Advanced Group Bys
Group Bys are one of the most important tools to transforming data. I would go as far as to say that group by may be the most important function in dplyr
. I might say that, but honestly I would be exaggerating. Luckily, no one is going to read this intro so it does not matter.
Description | R | Python |
---|---|---|
Simple group by | group_by("grp") | df.groupby(['grp']).sum() |
One summary column | group_by("grp") | df.groupby(['grp'])['col2'].sum() |
Two summary column | group_by("grp") | df.groupby(['grp'])[['col', 'col2']].sum() |
Two grouping columns | group_by("grp", "grp2") | df.groupby(['grp', 'grp2'])['col'].sum() |
Reset Index | Not Needed | grouped.reset_index() |
Basic Group Bys
We are gonna hit this rapid fire since there isn't too much to discuss here. First load that Pokemon dataset from github
df = pd.read_csv("http://www.corydonbaylor.io/pokemon")
First we are going to take the simplest of group bys. If we don't specify what columns we want to summarize, than it will summarize all the numeric columns:
# group everything
df.groupby(["Type 1"]).sum()
# ... Legendary
Type 1 ...
Bug 23080 ... 0
Dark 14302 ... 2
Dragon 15180 ... 12
Electric 15994 ... 4
...
Next we will specify a column to summarize:
# group by one column
df.groupby(["Type 1"])["Attack"].sum()
Type 1
Bug 4897
Dark 2740
Dragon 3588
Electric 3040
...
Two Summary Columns
What if we want to summarize two columns, like attack and defense. We need to put both of those columns in double brackets:
# group by two columns
df.groupby(["Type 1"])[["Attack", "Defense"]].sum()
Attack Defense
Type 1
Bug 4897 4880
Dark 2740 2177
Dragon 3588 2764
Electric 3040 2917
...
Two Grouping Columns
How about two grouping columns:
# group by two grouping columns
df.groupby(["Type 1", "Type 2"])[["Attack"]].sum()
Attack
Type 1 Type 2
Bug Electric 124
Fighting 310
Fire 145
Flying 982
Ghost 90
... ...
Water Ice 250
Poison 205
Psychic 365
Rock 331
Steel 86
...
Reset the index!
You may have noticed that this is no longer in a format that you can apply more pandas
operations on.

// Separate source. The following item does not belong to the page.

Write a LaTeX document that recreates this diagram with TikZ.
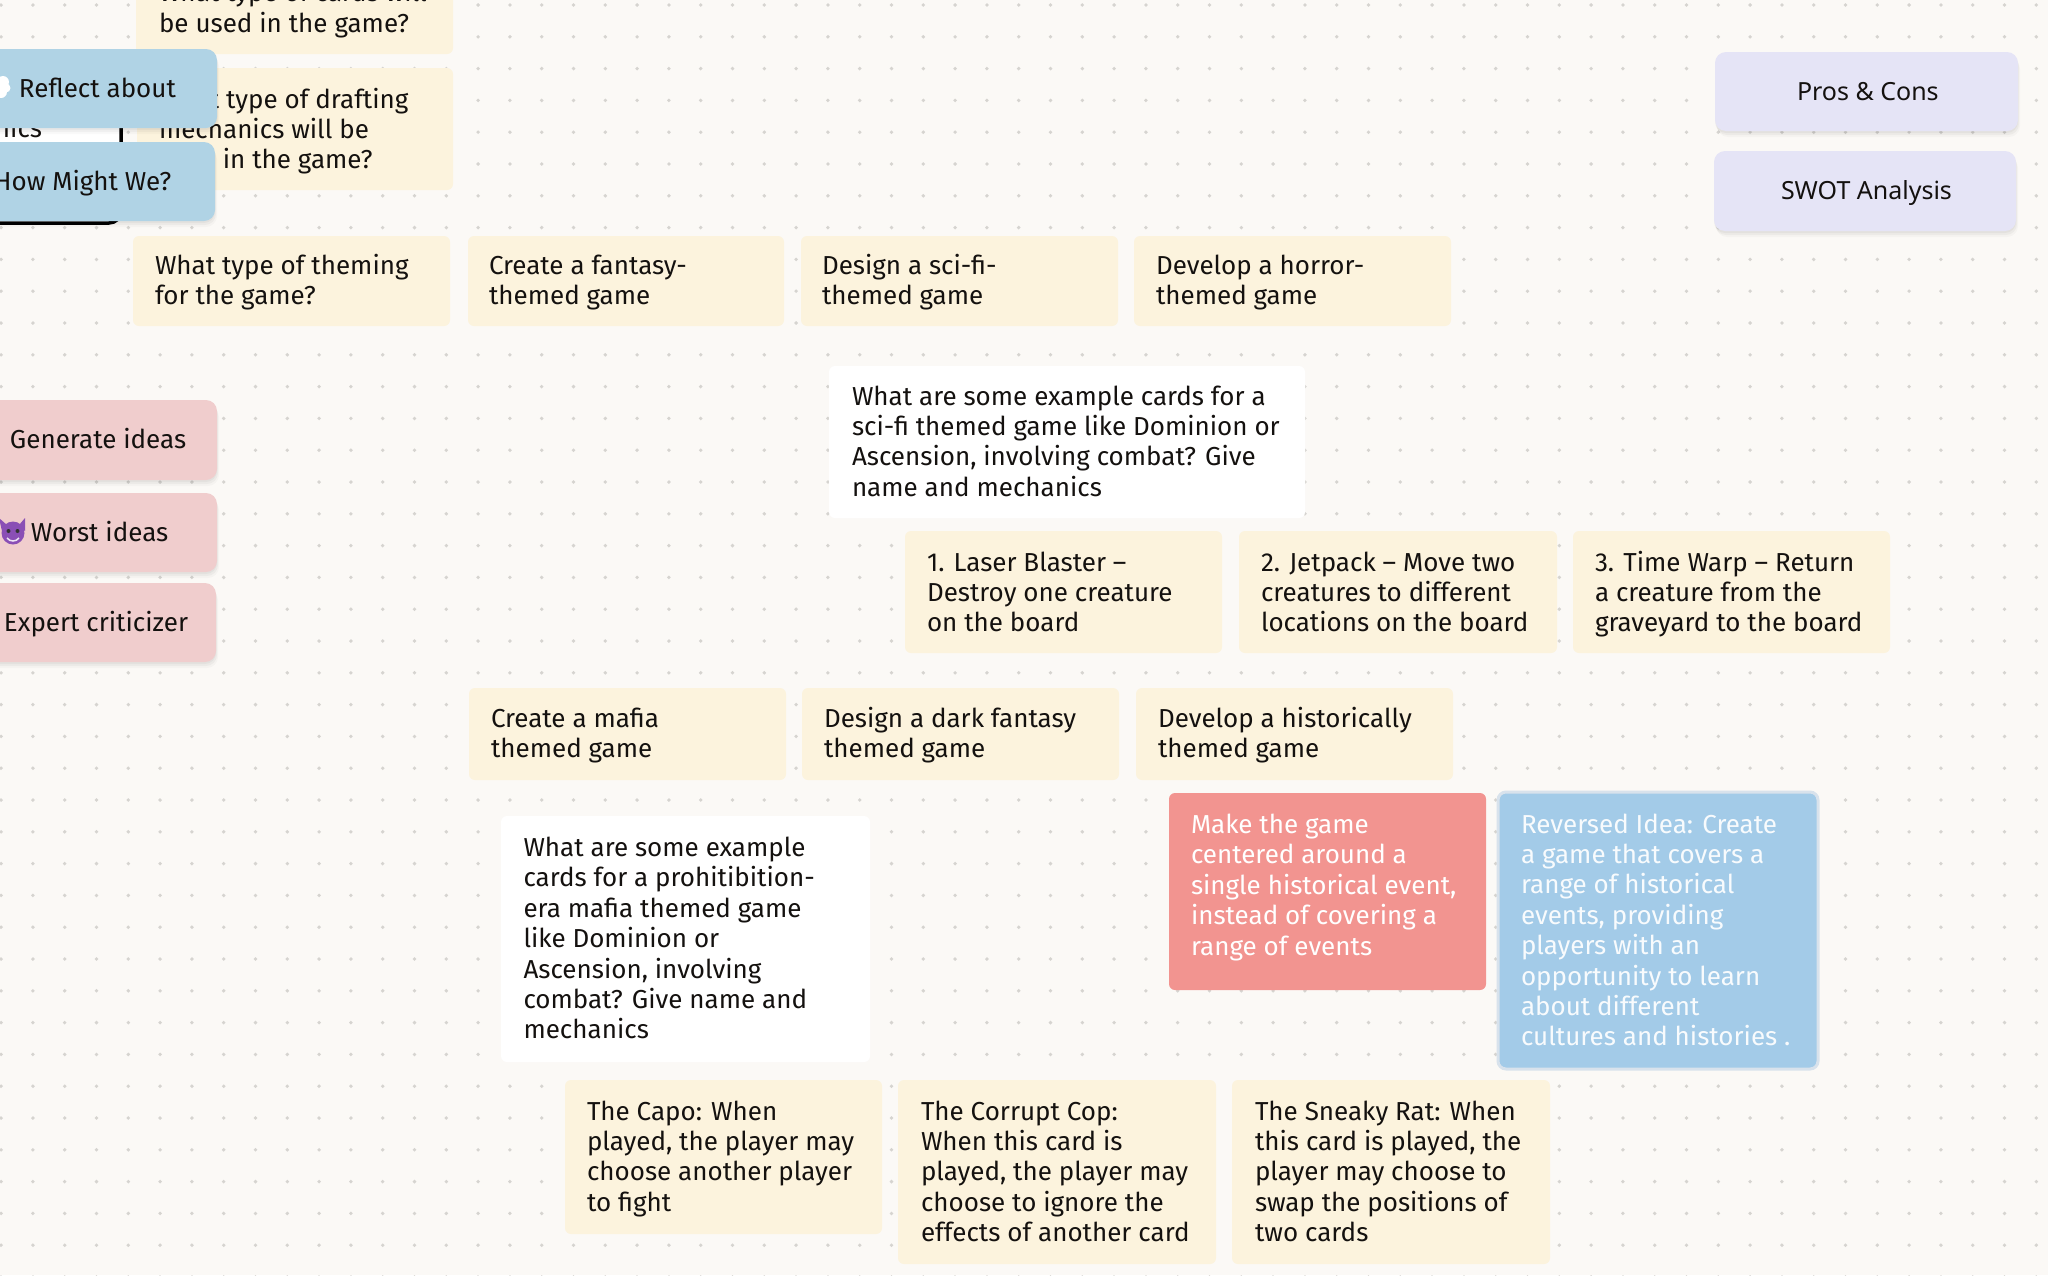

You have to reset the index for that (this is one of the many reasons that I prefer R).
# reset index so this is useful
df.groupby(["Type 1", "Type 2"])[["Attack"]].sum().reset_index()
Type 1 Type 2 Attack
0 Bug Electric 124
1 Bug Fighting 310
2 Bug Fire 145
3 Bug Flying 982
4 Bug Ghost 90
.. ... ... ...
131 Water Ice 250
...